═════ MATERIAL PROVIDED ═════
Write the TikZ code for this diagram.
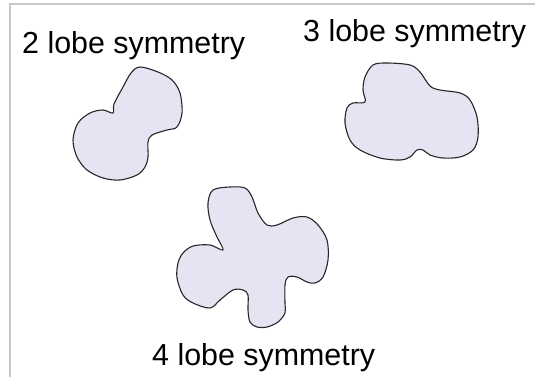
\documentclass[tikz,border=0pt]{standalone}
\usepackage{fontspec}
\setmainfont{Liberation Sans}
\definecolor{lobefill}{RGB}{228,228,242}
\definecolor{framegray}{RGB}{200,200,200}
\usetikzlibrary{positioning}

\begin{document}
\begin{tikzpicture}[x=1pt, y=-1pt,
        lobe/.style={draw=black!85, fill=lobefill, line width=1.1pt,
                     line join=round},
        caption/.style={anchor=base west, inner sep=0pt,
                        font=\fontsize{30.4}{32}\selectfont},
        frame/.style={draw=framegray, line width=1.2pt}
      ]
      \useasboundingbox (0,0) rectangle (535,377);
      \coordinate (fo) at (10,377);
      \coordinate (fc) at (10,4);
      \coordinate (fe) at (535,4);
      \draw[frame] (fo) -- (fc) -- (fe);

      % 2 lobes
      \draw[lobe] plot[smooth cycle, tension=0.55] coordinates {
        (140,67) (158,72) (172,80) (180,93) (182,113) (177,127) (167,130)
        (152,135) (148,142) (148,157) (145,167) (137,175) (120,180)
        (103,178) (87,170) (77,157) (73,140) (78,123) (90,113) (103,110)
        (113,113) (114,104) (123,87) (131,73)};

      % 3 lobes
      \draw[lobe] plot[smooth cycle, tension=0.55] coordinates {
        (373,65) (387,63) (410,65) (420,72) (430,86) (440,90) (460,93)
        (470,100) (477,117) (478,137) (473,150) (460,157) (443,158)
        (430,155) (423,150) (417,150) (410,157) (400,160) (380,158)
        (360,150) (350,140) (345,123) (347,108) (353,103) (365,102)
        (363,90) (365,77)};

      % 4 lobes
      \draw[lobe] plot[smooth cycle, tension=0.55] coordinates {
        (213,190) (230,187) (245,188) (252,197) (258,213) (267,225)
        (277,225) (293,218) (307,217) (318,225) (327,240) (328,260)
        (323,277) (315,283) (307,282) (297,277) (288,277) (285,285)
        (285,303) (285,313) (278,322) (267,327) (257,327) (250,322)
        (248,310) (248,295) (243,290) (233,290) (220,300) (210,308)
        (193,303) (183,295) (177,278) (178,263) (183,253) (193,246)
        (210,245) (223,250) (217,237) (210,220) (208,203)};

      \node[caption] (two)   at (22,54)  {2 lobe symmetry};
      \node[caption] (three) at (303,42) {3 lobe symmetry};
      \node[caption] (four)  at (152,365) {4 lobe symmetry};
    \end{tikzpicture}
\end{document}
═════
■ YOUR TASK ■
Your task is to repeat the material above exactly, without its pictures.

■ FINAL RESULT ■
Write the TikZ code for this diagram.
\documentclass[tikz,border=0pt]{standalone}
\usepackage{fontspec}
\setmainfont{Liberation Sans}
\definecolor{lobefill}{RGB}{228,228,242}
\definecolor{framegray}{RGB}{200,200,200}
\usetikzlibrary{positioning}

\begin{document}
\begin{tikzpicture}[x=1pt, y=-1pt,
        lobe/.style={draw=black!85, fill=lobefill, line width=1.1pt,
                     line join=round},
        caption/.style={anchor=base west, inner sep=0pt,
                        font=\fontsize{30.4}{32}\selectfont},
        frame/.style={draw=framegray, line width=1.2pt}
      ]
      \useasboundingbox (0,0) rectangle (535,377);
      \coordinate (fo) at (10,377);
      \coordinate (fc) at (10,4);
      \coordinate (fe) at (535,4);
      \draw[frame] (fo) -- (fc) -- (fe);

      % 2 lobes
      \draw[lobe] plot[smooth cycle, tension=0.55] coordinates {
        (140,67) (158,72) (172,80) (180,93) (182,113) (177,127) (167,130)
        (152,135) (148,142) (148,157) (145,167) (137,175) (120,180)
        (103,178) (87,170) (77,157) (73,140) (78,123) (90,113) (103,110)
        (113,113) (114,104) (123,87) (131,73)};

      % 3 lobes
      \draw[lobe] plot[smooth cycle, tension=0.55] coordinates {
        (373,65) (387,63) (410,65) (420,72) (430,86) (440,90) (460,93)
        (470,100) (477,117) (478,137) (473,150) (460,157) (443,158)
        (430,155) (423,150) (417,150) (410,157) (400,160) (380,158)
        (360,150) (350,140) (345,123) (347,108) (353,103) (365,102)
        (363,90) (365,77)};

      % 4 lobes
      \draw[lobe] plot[smooth cycle, tension=0.55] coordinates {
        (213,190) (230,187) (245,188) (252,197) (258,213) (267,225)
        (277,225) (293,218) (307,217) (318,225) (327,240) (328,260)
        (323,277) (315,283) (307,282) (297,277) (288,277) (285,285)
        (285,303) (285,313) (278,322) (267,327) (257,327) (250,322)
        (248,310) (248,295) (243,290) (233,290) (220,300) (210,308)
        (193,303) (183,295) (177,278) (178,263) (183,253) (193,246)
        (210,245) (223,250) (217,237) (210,220) (208,203)};

      \node[caption] (two)   at (22,54)  {2 lobe symmetry};
      \node[caption] (three) at (303,42) {3 lobe symmetry};
      \node[caption] (four)  at (152,365) {4 lobe symmetry};
    \end{tikzpicture}
\end{document}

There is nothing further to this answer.